We head back outside to see the beans drying on racks

Our guide tells us about the different coffee types produced on site.

In Colombia the beans get sorted by quality. We are told that lower quality beans float to top of water and are typically sold as supermarket beans. Meaning the worst of the beans get sold in supermarkets in Colombia. To get good coffee one has to visit a finca or a cafeteria. A great deal of the good stuff is exported to other countries as well.

Finally we are taken to the kitchen where we learn how to roast. It is a delicate process. In the USA we burn the heck out of our beans and that is not how it is done in Colombia. Colombians actually prefer their coffee lighter (but not necessarily light in caffeine). As I spend more time in the country I learn to love my coffee roasted lighter as well.

Grinder

We learn about different brewing methods but brew some fresh coffee using a pour over method.

I am very satisfied with my cup of coffee at the end of the tour.

I’ve skipped breakfast this morning so I head over to the café on site to order a coffee and a ham and cheese pastry. I sit back and enjoy the view.

When I decide to head back into town I contemplate the long uphill (and hot) walk to town. This seems to be the best time to take the red truck back to town. These trucks are very handy for getting around. The drivers like to pack them full as seen in the picture below.

Sorry for the crouch shot but I wanted a picture to describe where you’ll be riding if you aren’t the early ones on the truck.

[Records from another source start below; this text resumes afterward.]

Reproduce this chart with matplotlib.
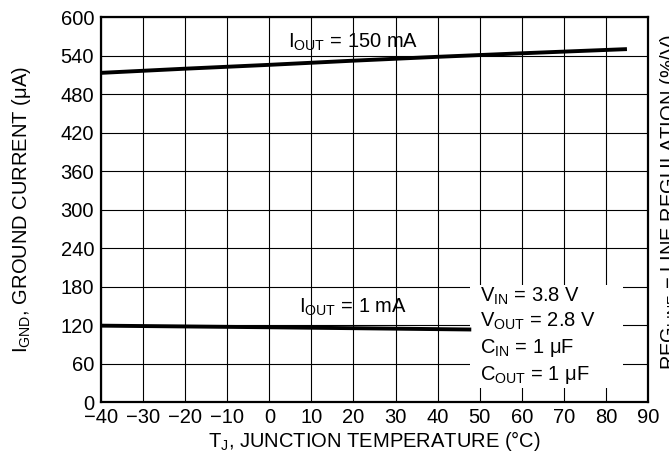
import matplotlib
matplotlib.use('Agg')
import matplotlib.pyplot as plt
from matplotlib.patches import Rectangle

plt.rcParams['font.family'] = ['Liberation Sans', 'DejaVu Sans']
plt.rcParams['mathtext.fontset'] = 'custom'
plt.rcParams['mathtext.rm'] = 'Liberation Sans'
plt.rcParams['mathtext.it'] = 'Liberation Sans:italic'

# ground current vs junction temperature
temps_150 = [-40, -20, 0, 20, 40, 60, 85]
ignd_150 = [513, 519.5, 525.5, 532, 538, 543.5, 550]
temps_1 = [-40, 0, 48]
ignd_1 = [119, 116.5, 113]

x_ticks = list(range(-40, 91, 10))
y_ticks = list(range(0, 601, 60))

conditions = [r'V$_{\rm IN}$ = 3.8 V', r'V$_{\rm OUT}$ = 2.8 V',
              r'C$_{\rm IN}$ = 1 μF', r'C$_{\rm OUT}$ = 1 μF']

fs = 14.5

fig = plt.figure(figsize=(6.69, 4.68), dpi=100)
ax = fig.add_axes([0.151, 0.141, 0.8176, 0.8226])

ax.set_xlim(-40, 90)
ax.set_ylim(0, 600)
ax.set_xticks(x_ticks)
ax.set_yticks(y_ticks)
ax.set_axisbelow(True)
ax.grid(True, color='black', linewidth=0.8)
ax.tick_params(length=0, labelsize=fs, colors='black')
ax.tick_params(axis='y', pad=5)
ax.tick_params(axis='x', pad=4)
for sp in ax.spines.values():
    sp.set_linewidth(1.6)

# white box that hides the grid behind the test conditions
ax.add_patch(Rectangle((47.7, 22), 36.3, 161, facecolor='white',
                       edgecolor='none', zorder=1))

ax.plot(temps_150, ignd_150, color='black', linewidth=2.8, zorder=2,
        solid_capstyle='butt')
ax.plot(temps_1, ignd_1, color='black', linewidth=2.8, zorder=2,
        solid_capstyle='butt')

ax.text(4.4, 552, r'I$_{\rm OUT}$ = 150 mA', fontsize=fs, va='baseline', zorder=3)
ax.text(7, 139, r'I$_{\rm OUT}$ = 1 mA', fontsize=fs, va='baseline', zorder=3)
for yy, s in zip([156, 118, 76, 34], conditions):
    ax.text(50, yy, s, fontsize=fs, va='baseline', zorder=3)

ax.set_xlabel(r'T$_{\rm J}$, JUNCTION TEMPERATURE (°C)', fontsize=fs, labelpad=2)
ax.set_ylabel(r'I$_{\rm GND}$, GROUND CURRENT (μA)', fontsize=fs, labelpad=20)

# right axis label, clipped by the figure edge as in the original
fig.text(0.983, 0.568, r'REG$_{\rm LINE}$ − LINE REGULATION (%/V)', fontsize=fs,
         rotation=90, ha='left', va='center')

fig.savefig('out.png', dpi=100)
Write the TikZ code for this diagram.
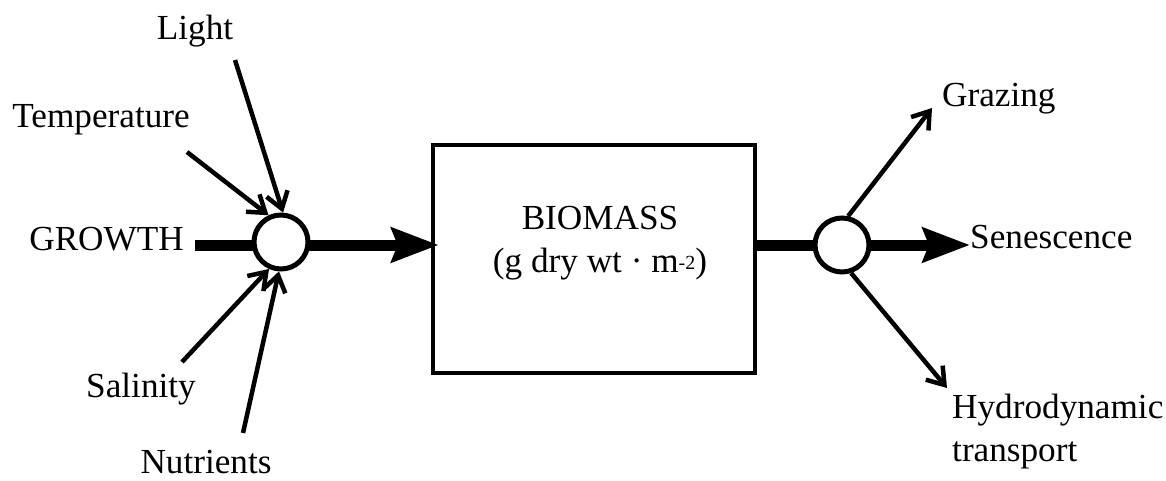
\documentclass[tikz,border=0pt]{standalone}
\usepackage{fontspec}
\setmainfont{Liberation Serif}
\usetikzlibrary{arrows.meta}
\pgfdeclarelayer{bg}
\pgfsetlayers{bg,main}
\begin{document}
\begin{tikzpicture}[x=1pt,y=-1pt,
  lbl/.style={inner sep=0pt,font=\fontsize{35.2}{43}\selectfont},
  junction/.style={circle,draw,line width=5pt,minimum size=54pt,inner sep=0pt,fill=white},
  flow/.style={line width=11pt},
  bigarrow/.style={line width=11pt,-{Stealth[length=47pt,width=34pt,inset=6pt]}},
  thinarrow/.style={line width=4.5pt,-{Straight Barb[length=16pt,width=22pt,line width=4.5pt]}}]
\useasboundingbox (0,0) rectangle (1166,481);
% nodes
\node[junction] (c1) at (281,242) {};
\node[junction] (c2) at (842,245) {};
\node[draw,line width=4.5pt,minimum width=322pt,minimum height=228pt,inner sep=0pt] (box) at (594,259) {};
\node[lbl,align=center,anchor=north] (bio) at (600,206) {BIOMASS\\(g dry wt · m\raisebox{3pt}{\fontsize{20}{20}\selectfont -2})};
\node[lbl,anchor=base] (light) at (195,40) {Light};
\node[lbl,anchor=base] (temp) at (101,128) {Temperature};
\node[lbl,anchor=base east,inner sep=11pt] (growth) at (195,250) {GROWTH};
\node[lbl,anchor=base] (sal) at (141,397) {Salinity};
\node[lbl,anchor=base] (nut) at (206,473) {Nutrients};
\node[lbl,anchor=base west] (graz) at (942,107) {Grazing};
\node[lbl,anchor=base west] (sen) at (970,248) {Senescence};
\node[lbl,anchor=north west,align=left] (hyd) at (952,394) {Hydrodynamic\\transport};
% free ends
\coordinate (lightS) at (235,60);
\coordinate (tempS) at (187,152);
\coordinate (salS) at (182,362);
\coordinate (nutS) at (243,433);
\coordinate (grazE) at (932,108);
\coordinate (hydE) at (947,388);
% connectors
\begin{pgfonlayer}{bg}
\draw[flow] (growth.east |- 0,245) -- (c1.center |- 0,245);
\draw[bigarrow,shorten >=-8pt] (c1.center |- 0,245) -- (box.west |- 0,245);
\draw[flow] (box.east |- c2) -- (c2.center);
\draw[bigarrow] (c2.center) -- (c2 -| sen.west);
\end{pgfonlayer}
\draw[thinarrow] (lightS) -- (c1.86);
\draw[thinarrow] (tempS) -- (c1.115);
\draw[thinarrow] (salS) -- (c1.246);
\draw[thinarrow] (nutS) -- (c1.266);
\draw[thinarrow] (c2.78) -- (grazE);
\draw[thinarrow] (c2.-72) -- (hydE);
\end{tikzpicture}
\end{document}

The red truck drops me off at the town center. It is still early and a beautiful day so I take a stroll around town.

I browse through a couple of shops and cannot resist buying a colorful hammock. It is such an irresponsibly large item to buy while backpacking but I tell myself I only have a couple weeks left to carry it. If I ever have a home of my own again it will look lovely in the backyard.

Salento is a beautifully colorful town as well.

I find a nice terrace to have a sunset drink at Quindú Restaurante. Fortunately they have Colombian chicken soup (Ajiaco) on the menu, something I’ve been meaning to try.

Back to my hotel to rest because tomorrow I plan a long hike.